Jayapura (KM) - Dosen Geografi Fisik pada Fakultas Keguruan dan Ilmu Pendidikan, Universitas Cenderawasih, Jayapura, Papua, Yehuda Hamokwarong mengatakan, perubahan iklim dan pergeseran lempeng tektonik menimbulkan potensi ancaman gelombang tsunami di pesisir Kota Jayapura.
"Sebagaimana diketahui bahwa pemanasan global dapat mendorong tingginya suhu dan permukaan laut yang dapat menghasilkan badai dan gelombang pasang atau tsunami," katanya kepada ANTARA di Jayapura, Selasa.
Ia menjelaskan, pada sisi utara Kota Jayapura terdapat jalur tektonik dalam laut yang disebut juga dengan istilah "ring of fire", di mana jalur ini membentuk zona subduksi, palung dan laut dalam yang berpotensi menimbulkan gempa, gelombang tsunami atau air pasang.
"Apalagi fisiografi utama wilayah pesisir Kota Jayapura adalah teluk melengkung berbentuk cincin sebagai hasil dari aktivitas patahan, lipatan dan sedimentasi," katanya.
Menurut Yehuda Hamokwarong, ancaman gelombang pasang dan tsunami akibat gempa tektonik sangat besar di Jayapura, terlebih lagi karena posisi kota yang berhadapan langsung dengan samudera Pasifik, tanpa ada penghalang berupa gugusan pulau, atol atau paparan benua.
"Kondisi ini sangat membahayakan.

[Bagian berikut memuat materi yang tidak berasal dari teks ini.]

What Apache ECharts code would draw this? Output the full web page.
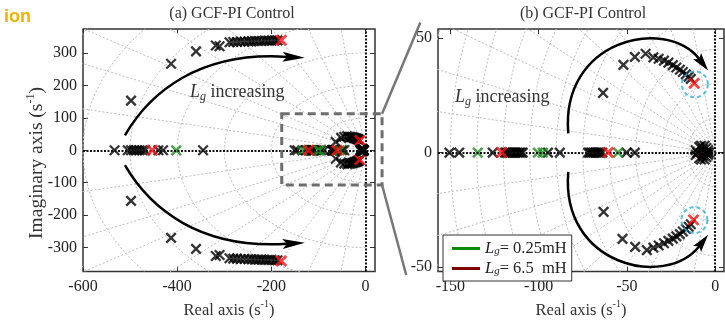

Efek jelas sudah terlihat dengan adanya abrasi di Pantai Hamadi, Tanjung Kasuari, Holtekamp, Skouw Mabe, Yambo dan Skow Sae," jelasnya.
Fenomena ini, kata dia, adalah pemunduran bibir pantai yang terus bergerak ke arah daratan dengan variasi 1-5 meter per tahun. Ancaman seperti ini meski terjadi secara perlahan tetapi berdampak pasti dan tidak dapat dikendalikan.
Yehuda Hamokwarong menambahkan, contoh fenomena lain yang terjadi yakni adanya efek gelombang pasang yang berdampak pada terbentuknya daratan yang semakin luas di Pulau Debi.
"Beberapa tahun lalu, Pulau Debi hanya akan muncul ke permukaan jika air surut terjadi. Namun, saat ini sudah terbentuk daratan dan banyak ditumbuhi pepohonan, sebagai dampak perombakan bibir pantai sepanjang Holtekamp dan Hamadi," paparnya.
Yehuda Hamokwarong mengkhawatirkan, suatu saat abrasi pantai Hamadi dan Holtekamp mengakibatkan gelombang pasang masuk kampung Tobati dan Enggros di teluk Youtefa, dan mengikis hilang kembali daratan yang sudah terbentuk di pulau Debi.
Dia juga merincikan, efek dari gempa 7,3 SR di Jepang pada Maret 2011, telah mengancam memutuskan pesisir Holtekamp, sehingga gelombang pasang saat ini dapagt langsung masuk teluk Youtefa.
"Sekali lagi bahwa gelombang tsunami akibat gempa Jepang pada 11 Maret 2011 telah menghancurkan rumah adat di kampung Enggros, teluk Youtefa. Beberapa ancaman yang telah disampaikan tadi, hendaknya menjadi perhatian semua pihak terkait di Papua," tutur Yehuda Hamokwarong.